An 82-Year-Old Baby

"I need to go to my son and apologize for deserting my family" were the words of an 82-year-old man but a two-minute-old Christian two weeks ago, whom I will call Ernie.  He dried his eyes after praying to receive Christ and with an urgency of a man who had left his wallet on the sidewalk, he bolted from the room and asked me if I would go with him to find his son, giving moral support to his apology.

Ernie was a very lean, trim, fit 82-year-old that had a surprising steadiness of hand, vision and thought even after cratering two fortunes, living on the edge, paying for sex, sometimes two at a time as an 80-year-old delinquent, a phenomenon never experienced to the degree we see it today in our country.

We found his 50-year-old Christian son, Ben, who had forgiven his father, even rescued his father from the tenement and decadent life he was living with great generosity, but even to the casual observer had a belly full of pain from the rejection and emotional scars of living with the abandonment pain so many men and women struggle with today.  Ernie, grabbing Ben (who was about twice his size) by the shoulders, lifted him from the chair and said "Son, forgive me for abandoning you and the family when you were only twelve, and all my abusive behavior.  I’ve just accepted Jesus and I am truly sorry for what I’ve done." 

If it were not enough to rock my soul watching father and son reconcile now as brothers in the Lord, the man sitting next to Ben, his friend, George, who had grown up with him and whose father was a contemporary of Ernie and also 80 years of age, blurted out that his father had also rejected the family and even failed to show up at a family reunion, George’s most recent attempt to reconcile.  I asked Ernie why George’s father didn’t show up and Ernie said "Simple – guilt.

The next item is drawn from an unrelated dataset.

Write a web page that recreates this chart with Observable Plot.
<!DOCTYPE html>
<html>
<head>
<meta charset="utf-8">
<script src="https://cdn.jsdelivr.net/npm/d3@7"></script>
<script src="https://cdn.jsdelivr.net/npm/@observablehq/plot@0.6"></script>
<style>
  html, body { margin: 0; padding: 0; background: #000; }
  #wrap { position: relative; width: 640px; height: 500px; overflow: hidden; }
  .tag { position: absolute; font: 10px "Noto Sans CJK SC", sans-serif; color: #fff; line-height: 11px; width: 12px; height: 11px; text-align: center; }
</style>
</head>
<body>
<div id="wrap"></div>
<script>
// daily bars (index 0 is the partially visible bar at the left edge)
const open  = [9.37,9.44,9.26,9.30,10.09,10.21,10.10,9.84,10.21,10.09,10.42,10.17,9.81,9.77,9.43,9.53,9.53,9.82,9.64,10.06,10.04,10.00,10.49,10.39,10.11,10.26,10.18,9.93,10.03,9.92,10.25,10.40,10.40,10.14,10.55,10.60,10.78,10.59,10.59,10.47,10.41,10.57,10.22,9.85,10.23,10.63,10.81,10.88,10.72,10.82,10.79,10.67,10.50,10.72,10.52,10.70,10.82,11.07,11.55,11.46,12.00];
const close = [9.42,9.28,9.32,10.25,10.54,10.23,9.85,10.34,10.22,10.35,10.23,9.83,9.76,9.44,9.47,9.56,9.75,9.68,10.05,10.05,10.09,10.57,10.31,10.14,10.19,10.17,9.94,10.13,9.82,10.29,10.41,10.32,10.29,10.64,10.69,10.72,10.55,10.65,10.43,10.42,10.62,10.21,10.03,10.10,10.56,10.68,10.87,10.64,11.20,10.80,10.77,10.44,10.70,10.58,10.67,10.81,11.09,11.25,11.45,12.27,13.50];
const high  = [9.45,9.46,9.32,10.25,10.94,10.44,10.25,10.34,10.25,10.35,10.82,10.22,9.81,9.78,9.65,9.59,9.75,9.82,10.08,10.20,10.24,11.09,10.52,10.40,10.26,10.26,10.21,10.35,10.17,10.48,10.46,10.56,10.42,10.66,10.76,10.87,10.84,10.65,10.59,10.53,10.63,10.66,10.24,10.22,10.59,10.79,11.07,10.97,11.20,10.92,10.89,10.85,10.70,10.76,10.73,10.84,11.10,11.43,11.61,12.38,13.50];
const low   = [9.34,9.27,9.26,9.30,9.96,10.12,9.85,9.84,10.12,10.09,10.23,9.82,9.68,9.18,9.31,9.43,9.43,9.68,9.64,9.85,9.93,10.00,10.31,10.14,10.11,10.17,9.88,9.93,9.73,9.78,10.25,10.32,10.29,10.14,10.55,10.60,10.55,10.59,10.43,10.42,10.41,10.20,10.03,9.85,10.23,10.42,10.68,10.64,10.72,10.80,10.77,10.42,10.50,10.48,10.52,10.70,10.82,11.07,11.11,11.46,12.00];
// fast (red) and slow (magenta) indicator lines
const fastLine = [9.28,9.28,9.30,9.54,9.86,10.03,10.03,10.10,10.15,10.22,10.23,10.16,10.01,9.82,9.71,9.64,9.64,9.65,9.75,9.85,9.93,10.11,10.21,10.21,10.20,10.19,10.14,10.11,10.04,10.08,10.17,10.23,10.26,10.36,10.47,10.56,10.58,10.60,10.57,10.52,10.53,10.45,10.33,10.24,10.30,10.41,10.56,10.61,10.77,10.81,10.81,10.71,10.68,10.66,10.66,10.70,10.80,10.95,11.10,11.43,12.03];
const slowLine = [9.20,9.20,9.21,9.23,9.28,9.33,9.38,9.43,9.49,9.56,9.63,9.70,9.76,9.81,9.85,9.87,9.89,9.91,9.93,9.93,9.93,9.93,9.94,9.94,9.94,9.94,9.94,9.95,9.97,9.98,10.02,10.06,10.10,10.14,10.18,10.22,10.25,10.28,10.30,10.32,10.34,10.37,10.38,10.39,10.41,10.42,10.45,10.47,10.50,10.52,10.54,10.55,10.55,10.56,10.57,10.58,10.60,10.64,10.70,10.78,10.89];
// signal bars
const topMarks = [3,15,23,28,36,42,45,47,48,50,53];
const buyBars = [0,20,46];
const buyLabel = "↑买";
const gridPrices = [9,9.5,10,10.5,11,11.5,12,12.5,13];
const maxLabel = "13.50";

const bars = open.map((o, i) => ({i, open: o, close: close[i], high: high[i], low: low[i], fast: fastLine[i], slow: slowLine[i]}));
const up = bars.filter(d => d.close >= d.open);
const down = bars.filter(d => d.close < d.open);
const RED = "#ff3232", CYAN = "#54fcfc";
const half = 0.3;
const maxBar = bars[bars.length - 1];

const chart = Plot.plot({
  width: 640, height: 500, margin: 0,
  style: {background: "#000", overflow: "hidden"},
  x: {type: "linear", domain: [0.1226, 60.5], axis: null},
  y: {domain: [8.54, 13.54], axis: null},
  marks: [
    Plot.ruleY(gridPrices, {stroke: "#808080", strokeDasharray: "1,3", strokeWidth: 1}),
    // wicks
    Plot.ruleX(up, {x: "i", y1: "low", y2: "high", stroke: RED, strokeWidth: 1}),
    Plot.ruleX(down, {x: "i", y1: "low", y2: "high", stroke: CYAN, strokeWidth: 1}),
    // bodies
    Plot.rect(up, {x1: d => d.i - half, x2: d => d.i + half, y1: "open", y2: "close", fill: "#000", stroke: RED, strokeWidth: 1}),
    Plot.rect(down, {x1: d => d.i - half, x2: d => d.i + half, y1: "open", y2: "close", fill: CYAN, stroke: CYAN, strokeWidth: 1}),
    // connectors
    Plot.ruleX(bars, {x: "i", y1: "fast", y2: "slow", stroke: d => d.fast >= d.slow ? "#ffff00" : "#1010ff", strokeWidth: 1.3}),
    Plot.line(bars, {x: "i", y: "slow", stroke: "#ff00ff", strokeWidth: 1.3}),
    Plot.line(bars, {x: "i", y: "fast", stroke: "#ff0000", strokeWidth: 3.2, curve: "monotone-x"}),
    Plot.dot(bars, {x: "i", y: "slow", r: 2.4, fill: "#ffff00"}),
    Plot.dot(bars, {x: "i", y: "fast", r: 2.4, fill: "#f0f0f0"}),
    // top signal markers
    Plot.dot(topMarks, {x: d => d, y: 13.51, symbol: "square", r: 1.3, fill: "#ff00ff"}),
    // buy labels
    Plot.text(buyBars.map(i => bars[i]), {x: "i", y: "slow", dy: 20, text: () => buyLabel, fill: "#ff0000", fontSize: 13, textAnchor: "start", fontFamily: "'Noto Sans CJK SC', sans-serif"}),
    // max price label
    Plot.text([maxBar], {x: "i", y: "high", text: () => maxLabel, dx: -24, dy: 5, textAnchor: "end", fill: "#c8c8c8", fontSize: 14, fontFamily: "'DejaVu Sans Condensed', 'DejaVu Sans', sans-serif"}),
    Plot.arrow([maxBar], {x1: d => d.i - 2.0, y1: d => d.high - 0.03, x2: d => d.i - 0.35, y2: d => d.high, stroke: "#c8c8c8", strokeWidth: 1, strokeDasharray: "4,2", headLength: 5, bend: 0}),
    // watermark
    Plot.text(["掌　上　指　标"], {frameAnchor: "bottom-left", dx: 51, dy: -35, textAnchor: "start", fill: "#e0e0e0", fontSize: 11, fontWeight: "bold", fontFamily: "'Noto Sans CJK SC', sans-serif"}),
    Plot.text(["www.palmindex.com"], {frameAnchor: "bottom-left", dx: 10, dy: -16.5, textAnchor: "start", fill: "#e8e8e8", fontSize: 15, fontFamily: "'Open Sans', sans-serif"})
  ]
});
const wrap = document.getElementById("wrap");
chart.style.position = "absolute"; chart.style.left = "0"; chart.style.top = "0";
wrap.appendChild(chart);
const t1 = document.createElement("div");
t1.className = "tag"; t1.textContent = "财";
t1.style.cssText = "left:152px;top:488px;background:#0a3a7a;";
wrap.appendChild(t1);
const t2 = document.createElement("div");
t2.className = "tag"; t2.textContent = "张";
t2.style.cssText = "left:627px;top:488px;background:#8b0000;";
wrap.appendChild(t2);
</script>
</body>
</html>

The guilt kept him away."

George had a sudden look of understanding on his face, as if to say "We should have gone to him." George is a man who takes seriously the "go" in the Great Commission where the Lord said "Go therefore and make disciples."  Making disciples, reaching out to people is not a matter of staying or waiting or responding, it’s taking the initiative and going. 

So I asked Ernie how well he knew George’s father.  He said, "Well, we’re contemporaries.  We all grew up together here in the same town." That’s when I asked him the question that seemed to stun all of us – a question that was clearly from the Lord as only the Lord can ask us things beyond our capacity. "Ernie, could you go to George’s father, Fred, and tell him what happened to you today and see if he would be interested in knowing more about Jesus?" Ernie quickly responded, "Yes, I’ll go immediately!" What a shocking moment.  Ernie, after eight decades of sin, sitting there with the peace of Jesus on his face and a depth of peace that permeated every man in the room, and his son, Ben, sitting there with a look of joy. Yet I sensed a deep hesitancy in Ben’s heart to trust his father again – perhaps even a fear of leaving a spot to which he has been so accustomed for so many years.  Then there was George, with an enormous hope on his face, that his father for whom he had prayed for so many years could, perhaps, be reached now by a peer, an 82-year-old who had left death and joined life.

Do you have abandonment pain?  Many of us do.  If two or three of us could gather together and pray for each other and those left on earth who have perpetrated this pain upon our hearts, maybe God would, as He has done with the men described above, build a team, a ministry team, encouraging and praying for one another and reaching those without Christ before they have to give an account of their lives.  Truly it is the Lord’s desire that none be lost. (II Peter 3:9) But also, Jesus, the One whom Isaiah said would come, died not just for our iniquities but He died and suffered for our sorrows. (Isaiah 53: 4)

Would you consider the following in your life today?

  1. Forgiving those who have abandoned you.
  2. Encouraging one another to share and to minister to one another’s sorrows caused by abandonment pain.
  3. Go to those as a team who have left their responsibilities as father, mother, husband, wife, sister, brother, son, daughter or friend, with the peace and forgiveness of the Savior Jesus that they could see that "He" is the One they are looking for.

Because He lives,

 

Phil

Note from Susy: Thank you so much for your prayers for DNA and especially for Phil with his travel this month and for my effort to support him from the office along with Tonya and Anna. So far in October Phil has spoken 34 times at outreach meetings, retreats and conferences, and churches in 14 cities in 11 states. During that time 2137 people heard the Gospel with 597 praying to receive Christ at the outreach meetings, and 1319 have committed to disciple one person this next year. 

Please be in prayer for two outreach meetings this week.  Tomorrow is the first Maplewood Mayor’s Prayer Breakfast, near St. Paul, Minnesota.  It is being spearheaded by a faithful CBMCer, Russ Barrett.  Then Friday is the New Hope Leadership Prayer Breakfast, near Minneapolis. Please ask the Lord that not one man or woman would leave these meetings without surrendering to the Lord.

We praise God for what He is doing.  We are powerless without your prayers, His guidance, His intervention and His Spirit doing the work through us.  We will be forever thankful for your love, support and prayers. I’m sure, if he could, the 82-year-old man mentioned above would like to thank each of you for your prayers also.